Even before The Simpsons and Family Guy lampooned it 137 times it didn’t wow me. Even before ‘redruM’, the gushing elevator, the twin girls, the trike, the typewriter and ‘heeeeere’s Johnny’ became pop culture staples, even though many who spout the lines don’t know the source. Even though The Shining tops countless Best of Horror lists the Internet over. I don’t get it.

Sure the premise is solid – a young family takes a caretaker job at an isolated snowbound hotel for the winter – beware the quiet, even if as an author you need it to make a living. The acting is also good, Jack Nicholson’s evil eyebrows and Shelley Duvall’s petrified facial features anchor the film.
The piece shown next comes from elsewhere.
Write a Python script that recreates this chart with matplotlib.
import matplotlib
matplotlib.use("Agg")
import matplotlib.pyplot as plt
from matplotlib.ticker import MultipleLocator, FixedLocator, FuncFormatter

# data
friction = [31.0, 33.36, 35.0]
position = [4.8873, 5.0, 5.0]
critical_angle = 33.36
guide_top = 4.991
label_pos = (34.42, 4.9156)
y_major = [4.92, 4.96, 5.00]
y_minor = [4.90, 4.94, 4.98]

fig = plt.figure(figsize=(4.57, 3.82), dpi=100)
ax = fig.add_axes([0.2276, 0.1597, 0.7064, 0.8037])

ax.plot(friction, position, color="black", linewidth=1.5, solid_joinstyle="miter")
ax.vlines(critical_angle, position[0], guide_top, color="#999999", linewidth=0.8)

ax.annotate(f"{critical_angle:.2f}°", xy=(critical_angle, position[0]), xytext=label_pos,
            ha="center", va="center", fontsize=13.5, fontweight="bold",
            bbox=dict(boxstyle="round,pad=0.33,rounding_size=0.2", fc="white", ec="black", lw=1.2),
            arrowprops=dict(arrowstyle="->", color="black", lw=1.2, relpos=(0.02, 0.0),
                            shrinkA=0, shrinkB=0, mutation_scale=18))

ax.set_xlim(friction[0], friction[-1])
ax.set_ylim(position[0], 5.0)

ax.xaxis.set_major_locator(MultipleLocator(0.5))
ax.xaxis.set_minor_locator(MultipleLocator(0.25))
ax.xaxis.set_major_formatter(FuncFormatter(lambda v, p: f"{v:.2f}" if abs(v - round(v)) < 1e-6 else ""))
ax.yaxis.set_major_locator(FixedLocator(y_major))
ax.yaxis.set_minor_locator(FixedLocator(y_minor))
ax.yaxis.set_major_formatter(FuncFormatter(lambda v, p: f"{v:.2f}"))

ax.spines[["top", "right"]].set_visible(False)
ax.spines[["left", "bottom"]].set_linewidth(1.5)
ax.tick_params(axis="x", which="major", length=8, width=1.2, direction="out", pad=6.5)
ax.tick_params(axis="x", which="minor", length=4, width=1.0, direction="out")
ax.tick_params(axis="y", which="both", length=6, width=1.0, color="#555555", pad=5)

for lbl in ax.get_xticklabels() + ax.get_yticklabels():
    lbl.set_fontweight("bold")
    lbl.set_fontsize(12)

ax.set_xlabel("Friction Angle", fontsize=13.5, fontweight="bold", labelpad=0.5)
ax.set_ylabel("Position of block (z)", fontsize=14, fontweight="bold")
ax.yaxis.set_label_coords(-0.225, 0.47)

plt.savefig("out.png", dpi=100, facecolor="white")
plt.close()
But is this really that incredible?

So there may really be a sentient being in young child Danny’s index finger. He may really be able to contact the elderly man across thousands of miles telepathically. Jack really might hear voices, see things that don’t exist and have conversations with ghosts, but all of that?

Again I don’t want to go against the consensus but I don’t see it. Stanley Kubrick really might be the best director ever and a genius and a creator of some of the greatest films of all time, but this is heavy handed and over preparing stuff trying to cover over a plot that is trying to push too much blood out of the elevator at the same time.

Is it well made? Yes. Is it compelling and occasionally excellent? Yes. Is it horror? I… Guess. Is it scary? No. Is it the greatest horror film of all time? Hell no.

Final Rating – 8 / 10. I keep thinking I need another viewing to highlight to me what I have missed so far. After half a dozen viewings, I give up.